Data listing
++++++++++

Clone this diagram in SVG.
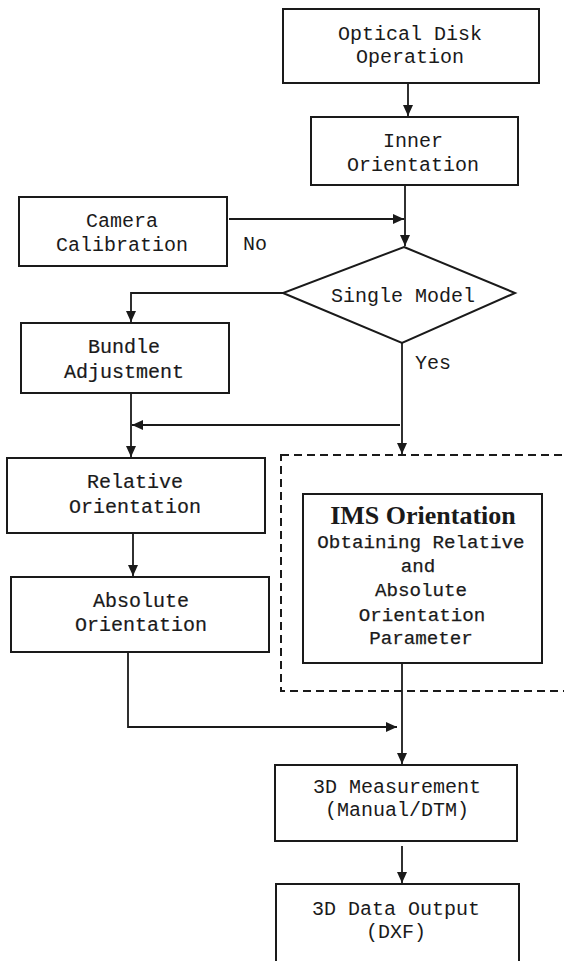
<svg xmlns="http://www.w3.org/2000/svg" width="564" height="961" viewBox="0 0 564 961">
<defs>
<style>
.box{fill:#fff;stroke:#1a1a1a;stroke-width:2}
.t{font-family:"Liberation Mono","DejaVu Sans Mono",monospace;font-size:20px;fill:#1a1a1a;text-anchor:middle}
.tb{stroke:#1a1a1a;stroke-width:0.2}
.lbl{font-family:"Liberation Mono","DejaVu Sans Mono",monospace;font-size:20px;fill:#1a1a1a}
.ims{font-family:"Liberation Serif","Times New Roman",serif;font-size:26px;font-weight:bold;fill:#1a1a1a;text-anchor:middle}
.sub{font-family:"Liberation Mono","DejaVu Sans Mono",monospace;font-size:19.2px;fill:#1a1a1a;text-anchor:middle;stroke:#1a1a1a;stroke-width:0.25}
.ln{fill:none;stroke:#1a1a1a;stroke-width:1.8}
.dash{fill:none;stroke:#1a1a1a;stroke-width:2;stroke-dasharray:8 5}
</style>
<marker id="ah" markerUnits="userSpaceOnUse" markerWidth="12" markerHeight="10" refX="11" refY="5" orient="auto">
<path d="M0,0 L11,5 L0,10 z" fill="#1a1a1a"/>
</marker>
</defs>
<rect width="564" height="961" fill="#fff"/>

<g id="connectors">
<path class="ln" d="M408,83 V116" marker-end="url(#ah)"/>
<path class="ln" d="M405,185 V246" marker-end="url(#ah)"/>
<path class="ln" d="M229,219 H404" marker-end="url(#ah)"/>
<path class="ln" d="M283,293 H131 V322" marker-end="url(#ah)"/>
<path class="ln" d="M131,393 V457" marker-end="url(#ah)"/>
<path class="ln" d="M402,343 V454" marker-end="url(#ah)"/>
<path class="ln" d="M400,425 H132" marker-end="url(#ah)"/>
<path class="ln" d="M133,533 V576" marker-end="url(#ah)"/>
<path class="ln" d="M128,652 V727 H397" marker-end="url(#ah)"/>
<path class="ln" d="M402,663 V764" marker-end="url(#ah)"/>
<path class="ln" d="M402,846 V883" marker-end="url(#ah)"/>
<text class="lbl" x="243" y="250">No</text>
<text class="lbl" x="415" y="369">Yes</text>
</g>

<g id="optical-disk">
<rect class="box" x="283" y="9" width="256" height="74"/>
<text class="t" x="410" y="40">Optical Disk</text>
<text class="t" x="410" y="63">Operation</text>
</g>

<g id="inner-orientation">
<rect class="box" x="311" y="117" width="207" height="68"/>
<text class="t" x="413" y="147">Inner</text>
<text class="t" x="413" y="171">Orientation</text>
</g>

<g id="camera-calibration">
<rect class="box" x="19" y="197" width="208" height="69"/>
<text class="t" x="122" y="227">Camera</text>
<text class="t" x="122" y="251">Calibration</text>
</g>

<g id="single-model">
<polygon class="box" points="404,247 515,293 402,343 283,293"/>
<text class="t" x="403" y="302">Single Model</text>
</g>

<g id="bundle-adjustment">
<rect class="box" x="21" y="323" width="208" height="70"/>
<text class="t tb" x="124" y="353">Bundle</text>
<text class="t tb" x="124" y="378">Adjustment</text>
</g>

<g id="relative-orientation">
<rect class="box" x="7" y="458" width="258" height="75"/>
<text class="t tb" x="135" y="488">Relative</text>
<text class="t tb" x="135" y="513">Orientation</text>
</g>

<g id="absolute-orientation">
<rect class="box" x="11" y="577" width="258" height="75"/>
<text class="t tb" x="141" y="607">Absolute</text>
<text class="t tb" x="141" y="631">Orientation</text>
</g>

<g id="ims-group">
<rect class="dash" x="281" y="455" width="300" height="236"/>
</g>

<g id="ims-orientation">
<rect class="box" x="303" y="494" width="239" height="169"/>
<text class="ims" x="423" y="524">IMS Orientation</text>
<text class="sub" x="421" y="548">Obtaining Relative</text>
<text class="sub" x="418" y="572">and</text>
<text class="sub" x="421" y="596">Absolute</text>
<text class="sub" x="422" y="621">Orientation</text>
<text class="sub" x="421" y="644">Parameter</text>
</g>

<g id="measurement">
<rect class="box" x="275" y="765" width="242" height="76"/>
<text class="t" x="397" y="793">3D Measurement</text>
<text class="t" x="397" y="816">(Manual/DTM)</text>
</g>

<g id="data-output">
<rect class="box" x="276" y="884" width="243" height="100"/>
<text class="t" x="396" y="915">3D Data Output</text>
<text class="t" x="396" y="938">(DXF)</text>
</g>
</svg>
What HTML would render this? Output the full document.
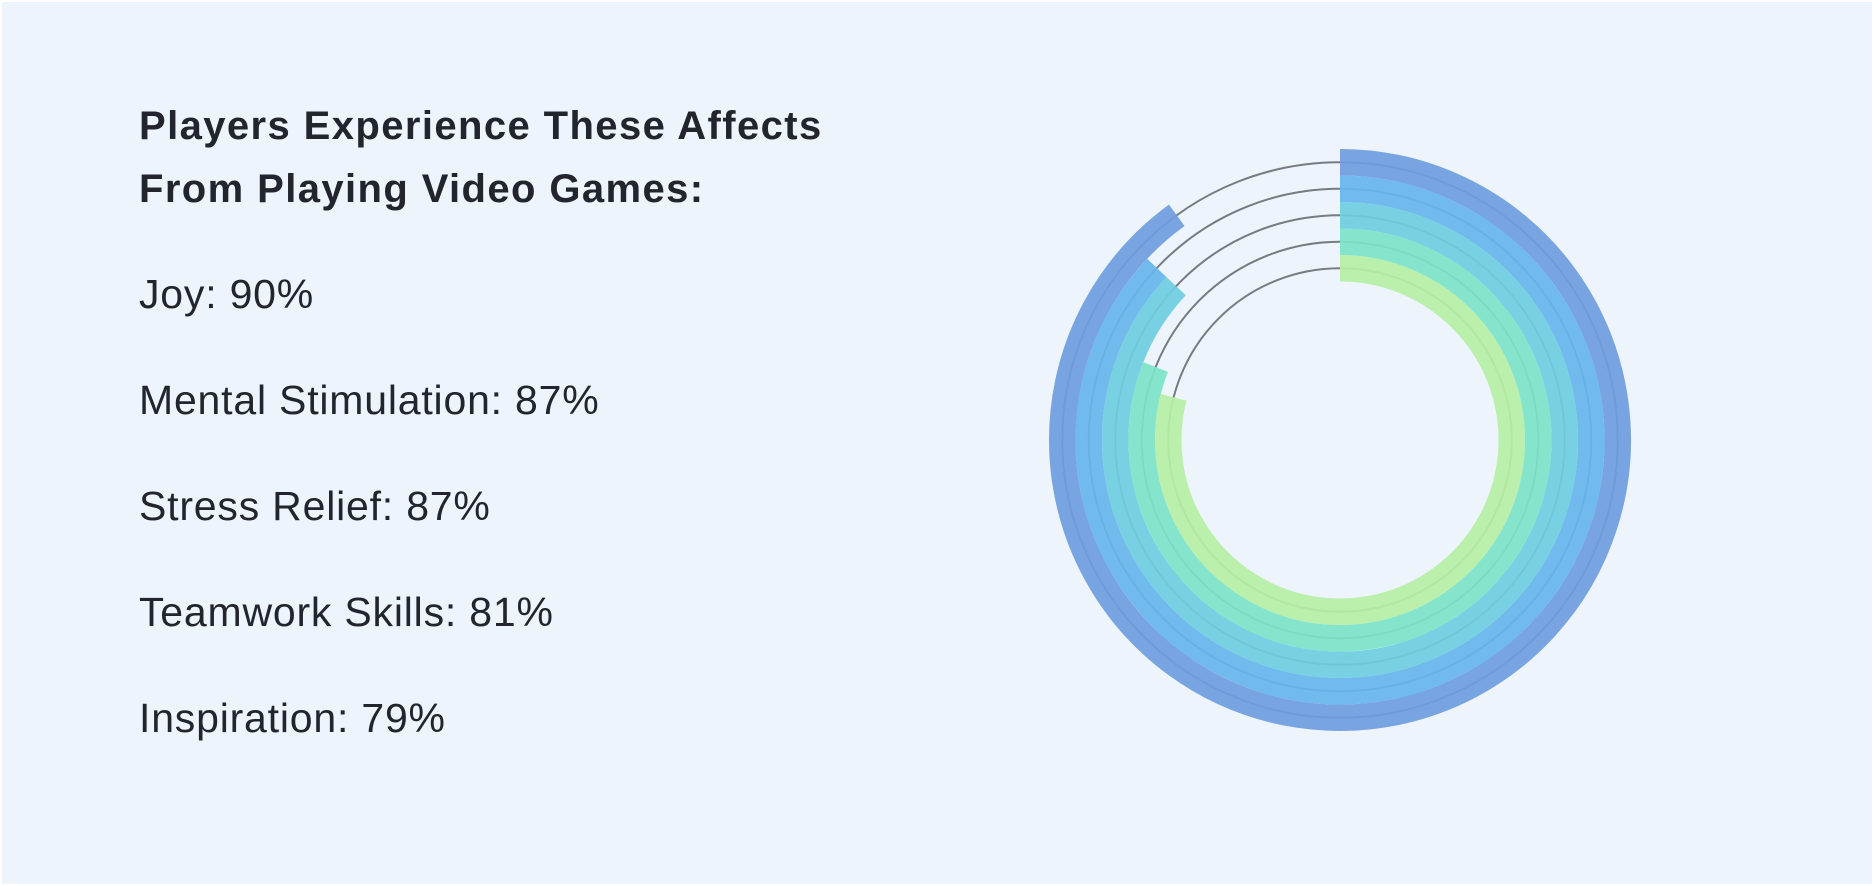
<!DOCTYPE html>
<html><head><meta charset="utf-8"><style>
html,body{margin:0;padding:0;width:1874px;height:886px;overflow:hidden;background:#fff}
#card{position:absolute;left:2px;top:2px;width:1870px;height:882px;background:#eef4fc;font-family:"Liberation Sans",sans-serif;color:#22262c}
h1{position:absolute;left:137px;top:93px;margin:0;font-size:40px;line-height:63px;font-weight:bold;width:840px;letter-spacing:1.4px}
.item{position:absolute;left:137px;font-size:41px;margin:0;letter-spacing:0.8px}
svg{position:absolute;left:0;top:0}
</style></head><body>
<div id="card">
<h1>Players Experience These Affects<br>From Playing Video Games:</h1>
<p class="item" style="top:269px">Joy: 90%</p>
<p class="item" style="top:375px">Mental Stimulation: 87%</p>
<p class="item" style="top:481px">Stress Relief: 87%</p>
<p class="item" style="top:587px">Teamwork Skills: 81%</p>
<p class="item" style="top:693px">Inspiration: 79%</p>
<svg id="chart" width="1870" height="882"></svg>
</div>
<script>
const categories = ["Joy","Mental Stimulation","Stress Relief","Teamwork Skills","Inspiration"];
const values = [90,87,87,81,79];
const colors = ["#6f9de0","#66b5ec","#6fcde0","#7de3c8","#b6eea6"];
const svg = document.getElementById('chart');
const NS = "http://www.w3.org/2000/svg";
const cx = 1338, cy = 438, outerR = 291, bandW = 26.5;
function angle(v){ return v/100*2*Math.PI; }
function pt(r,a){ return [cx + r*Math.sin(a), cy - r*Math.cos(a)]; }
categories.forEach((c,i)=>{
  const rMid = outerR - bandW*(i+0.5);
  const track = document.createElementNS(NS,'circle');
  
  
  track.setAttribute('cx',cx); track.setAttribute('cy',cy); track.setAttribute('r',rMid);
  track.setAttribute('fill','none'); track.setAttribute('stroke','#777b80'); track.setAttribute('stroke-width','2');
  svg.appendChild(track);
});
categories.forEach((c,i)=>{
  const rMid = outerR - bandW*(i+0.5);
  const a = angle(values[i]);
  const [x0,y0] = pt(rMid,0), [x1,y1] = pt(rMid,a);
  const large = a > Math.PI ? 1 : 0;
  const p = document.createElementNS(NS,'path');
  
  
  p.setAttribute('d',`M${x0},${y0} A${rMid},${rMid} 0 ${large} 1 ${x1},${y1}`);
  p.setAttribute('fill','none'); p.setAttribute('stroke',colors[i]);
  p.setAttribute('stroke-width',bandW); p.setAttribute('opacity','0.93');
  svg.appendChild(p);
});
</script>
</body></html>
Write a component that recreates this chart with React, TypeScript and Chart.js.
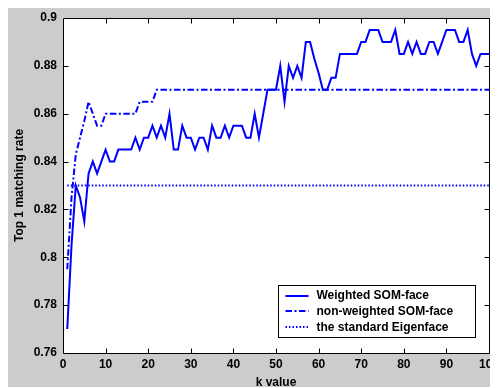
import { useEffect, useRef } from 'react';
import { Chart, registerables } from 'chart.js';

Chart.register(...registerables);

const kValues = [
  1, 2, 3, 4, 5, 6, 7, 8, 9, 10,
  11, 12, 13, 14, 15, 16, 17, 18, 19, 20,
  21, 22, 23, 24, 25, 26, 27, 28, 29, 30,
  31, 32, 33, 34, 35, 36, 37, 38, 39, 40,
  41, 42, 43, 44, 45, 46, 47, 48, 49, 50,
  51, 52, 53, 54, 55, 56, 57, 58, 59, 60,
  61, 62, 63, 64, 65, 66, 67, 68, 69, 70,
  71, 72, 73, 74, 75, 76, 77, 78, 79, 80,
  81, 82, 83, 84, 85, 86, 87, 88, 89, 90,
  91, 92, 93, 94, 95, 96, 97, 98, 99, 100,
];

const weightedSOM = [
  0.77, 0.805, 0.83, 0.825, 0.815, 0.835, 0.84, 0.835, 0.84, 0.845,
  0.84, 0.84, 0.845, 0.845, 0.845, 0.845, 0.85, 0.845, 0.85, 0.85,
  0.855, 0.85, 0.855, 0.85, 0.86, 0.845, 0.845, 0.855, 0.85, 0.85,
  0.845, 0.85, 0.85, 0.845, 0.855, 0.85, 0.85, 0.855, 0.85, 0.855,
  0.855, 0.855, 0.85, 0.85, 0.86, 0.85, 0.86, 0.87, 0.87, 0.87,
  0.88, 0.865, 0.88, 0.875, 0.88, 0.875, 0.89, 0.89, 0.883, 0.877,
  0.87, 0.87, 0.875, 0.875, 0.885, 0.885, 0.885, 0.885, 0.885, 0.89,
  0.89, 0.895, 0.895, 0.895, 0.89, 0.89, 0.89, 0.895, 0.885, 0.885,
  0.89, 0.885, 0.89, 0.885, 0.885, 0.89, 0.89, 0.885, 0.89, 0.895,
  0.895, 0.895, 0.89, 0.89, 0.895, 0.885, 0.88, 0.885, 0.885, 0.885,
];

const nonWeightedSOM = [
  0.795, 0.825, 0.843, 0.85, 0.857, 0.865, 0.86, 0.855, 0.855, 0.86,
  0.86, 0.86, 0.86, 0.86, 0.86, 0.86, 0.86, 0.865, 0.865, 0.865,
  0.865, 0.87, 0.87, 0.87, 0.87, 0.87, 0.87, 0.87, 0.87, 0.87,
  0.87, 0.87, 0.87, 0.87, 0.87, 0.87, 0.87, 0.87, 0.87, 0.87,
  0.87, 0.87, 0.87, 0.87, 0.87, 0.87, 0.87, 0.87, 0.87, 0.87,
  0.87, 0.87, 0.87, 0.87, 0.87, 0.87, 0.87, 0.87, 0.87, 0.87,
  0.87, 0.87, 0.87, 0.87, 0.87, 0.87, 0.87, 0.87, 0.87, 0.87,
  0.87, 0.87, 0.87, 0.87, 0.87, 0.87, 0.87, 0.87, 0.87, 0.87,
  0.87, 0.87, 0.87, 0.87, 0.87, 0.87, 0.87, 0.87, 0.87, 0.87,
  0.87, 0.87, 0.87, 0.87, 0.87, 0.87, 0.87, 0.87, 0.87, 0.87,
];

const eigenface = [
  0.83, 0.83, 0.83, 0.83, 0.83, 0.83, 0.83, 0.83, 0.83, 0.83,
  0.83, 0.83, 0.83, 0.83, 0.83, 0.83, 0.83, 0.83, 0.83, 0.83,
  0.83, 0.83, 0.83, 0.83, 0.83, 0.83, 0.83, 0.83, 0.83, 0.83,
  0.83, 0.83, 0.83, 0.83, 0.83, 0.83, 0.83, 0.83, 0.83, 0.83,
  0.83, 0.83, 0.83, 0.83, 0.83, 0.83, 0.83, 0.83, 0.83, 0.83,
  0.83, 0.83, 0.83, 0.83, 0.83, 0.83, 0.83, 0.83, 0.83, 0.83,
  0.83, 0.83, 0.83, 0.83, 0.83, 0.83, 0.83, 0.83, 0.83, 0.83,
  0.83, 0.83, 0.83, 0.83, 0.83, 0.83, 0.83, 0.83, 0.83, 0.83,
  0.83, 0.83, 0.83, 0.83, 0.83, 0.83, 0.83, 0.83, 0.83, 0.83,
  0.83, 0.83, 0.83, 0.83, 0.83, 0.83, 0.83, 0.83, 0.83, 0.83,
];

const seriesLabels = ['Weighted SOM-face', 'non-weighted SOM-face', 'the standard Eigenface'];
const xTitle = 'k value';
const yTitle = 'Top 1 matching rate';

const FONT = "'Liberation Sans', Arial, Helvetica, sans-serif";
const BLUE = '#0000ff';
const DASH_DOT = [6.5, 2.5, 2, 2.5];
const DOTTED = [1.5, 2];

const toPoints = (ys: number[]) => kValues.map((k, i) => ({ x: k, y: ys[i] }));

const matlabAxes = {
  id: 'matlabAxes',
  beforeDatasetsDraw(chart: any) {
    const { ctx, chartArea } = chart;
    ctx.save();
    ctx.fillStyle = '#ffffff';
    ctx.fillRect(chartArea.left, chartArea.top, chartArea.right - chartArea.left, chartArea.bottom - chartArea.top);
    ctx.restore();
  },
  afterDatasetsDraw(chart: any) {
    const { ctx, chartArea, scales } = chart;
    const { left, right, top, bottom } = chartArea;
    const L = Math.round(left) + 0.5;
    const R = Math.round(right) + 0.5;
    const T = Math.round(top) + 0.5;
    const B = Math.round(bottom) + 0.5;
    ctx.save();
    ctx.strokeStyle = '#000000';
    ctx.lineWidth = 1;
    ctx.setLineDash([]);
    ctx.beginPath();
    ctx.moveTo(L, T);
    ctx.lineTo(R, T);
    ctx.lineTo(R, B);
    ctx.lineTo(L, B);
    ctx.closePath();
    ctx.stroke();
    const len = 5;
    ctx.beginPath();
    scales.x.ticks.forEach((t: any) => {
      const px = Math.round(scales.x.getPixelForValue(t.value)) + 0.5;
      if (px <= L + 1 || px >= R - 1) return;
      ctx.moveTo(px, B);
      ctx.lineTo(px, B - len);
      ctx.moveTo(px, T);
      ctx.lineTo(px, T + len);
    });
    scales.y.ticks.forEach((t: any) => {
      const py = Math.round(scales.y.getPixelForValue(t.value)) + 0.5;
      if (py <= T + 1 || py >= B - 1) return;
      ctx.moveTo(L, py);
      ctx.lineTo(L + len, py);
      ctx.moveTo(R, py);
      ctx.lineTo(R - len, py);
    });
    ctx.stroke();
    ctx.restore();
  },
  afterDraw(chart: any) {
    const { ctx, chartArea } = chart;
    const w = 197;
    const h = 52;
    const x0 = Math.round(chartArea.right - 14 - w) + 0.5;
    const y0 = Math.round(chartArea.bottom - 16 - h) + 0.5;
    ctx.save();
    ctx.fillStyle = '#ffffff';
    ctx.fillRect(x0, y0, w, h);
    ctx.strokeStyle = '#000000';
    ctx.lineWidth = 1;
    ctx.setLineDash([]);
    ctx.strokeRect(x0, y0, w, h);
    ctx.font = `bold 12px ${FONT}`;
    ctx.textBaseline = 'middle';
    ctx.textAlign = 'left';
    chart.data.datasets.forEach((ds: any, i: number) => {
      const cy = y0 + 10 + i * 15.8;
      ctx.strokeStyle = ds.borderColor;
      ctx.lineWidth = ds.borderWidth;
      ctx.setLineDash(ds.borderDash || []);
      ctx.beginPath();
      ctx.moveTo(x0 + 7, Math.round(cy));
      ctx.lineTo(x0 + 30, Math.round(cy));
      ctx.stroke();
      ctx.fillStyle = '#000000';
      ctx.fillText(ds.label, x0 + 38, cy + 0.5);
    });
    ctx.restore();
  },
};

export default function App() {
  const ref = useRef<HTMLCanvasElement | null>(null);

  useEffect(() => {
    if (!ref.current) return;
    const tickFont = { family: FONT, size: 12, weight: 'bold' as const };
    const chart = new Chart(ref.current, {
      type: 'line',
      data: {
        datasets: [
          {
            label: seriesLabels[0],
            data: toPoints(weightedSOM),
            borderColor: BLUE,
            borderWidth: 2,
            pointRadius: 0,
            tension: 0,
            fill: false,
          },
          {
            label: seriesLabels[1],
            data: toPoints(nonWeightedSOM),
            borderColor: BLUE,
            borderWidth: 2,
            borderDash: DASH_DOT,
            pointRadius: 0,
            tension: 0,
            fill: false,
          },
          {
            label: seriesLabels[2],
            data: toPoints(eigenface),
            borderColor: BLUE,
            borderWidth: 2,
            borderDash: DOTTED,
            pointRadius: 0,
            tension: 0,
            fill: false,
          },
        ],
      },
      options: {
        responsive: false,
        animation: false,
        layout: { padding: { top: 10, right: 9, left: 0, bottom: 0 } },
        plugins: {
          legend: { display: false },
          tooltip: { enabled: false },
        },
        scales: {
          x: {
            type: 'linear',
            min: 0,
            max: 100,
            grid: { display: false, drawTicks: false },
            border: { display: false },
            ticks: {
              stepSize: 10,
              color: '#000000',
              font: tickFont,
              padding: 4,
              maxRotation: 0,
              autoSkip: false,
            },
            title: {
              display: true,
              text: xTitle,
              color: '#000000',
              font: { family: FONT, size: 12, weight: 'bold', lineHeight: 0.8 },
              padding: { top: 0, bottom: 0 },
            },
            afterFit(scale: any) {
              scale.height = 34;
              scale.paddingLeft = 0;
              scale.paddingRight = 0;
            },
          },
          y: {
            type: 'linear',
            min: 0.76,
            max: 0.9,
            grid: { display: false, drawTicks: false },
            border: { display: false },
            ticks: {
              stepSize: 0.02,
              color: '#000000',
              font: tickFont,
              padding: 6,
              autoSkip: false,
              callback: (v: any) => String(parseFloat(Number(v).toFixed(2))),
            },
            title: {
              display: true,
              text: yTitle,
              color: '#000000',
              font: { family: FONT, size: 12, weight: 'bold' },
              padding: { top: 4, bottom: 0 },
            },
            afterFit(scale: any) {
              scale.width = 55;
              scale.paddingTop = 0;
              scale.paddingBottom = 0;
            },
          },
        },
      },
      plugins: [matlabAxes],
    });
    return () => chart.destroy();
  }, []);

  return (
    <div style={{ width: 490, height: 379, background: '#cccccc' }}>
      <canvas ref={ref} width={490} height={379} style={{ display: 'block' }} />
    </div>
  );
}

++++++++++

=== Task prompt ===
Taking the entries above, extract every line from the one bearing "Write a component" through the one bearing "Chart.register(...registerables);", exactly, with no pictures.

=== Completed task ===
Write a component that recreates this chart with React, TypeScript and Chart.js.
import { useEffect, useRef } from 'react';
import { Chart, registerables } from 'chart.js';

Chart.register(...registerables);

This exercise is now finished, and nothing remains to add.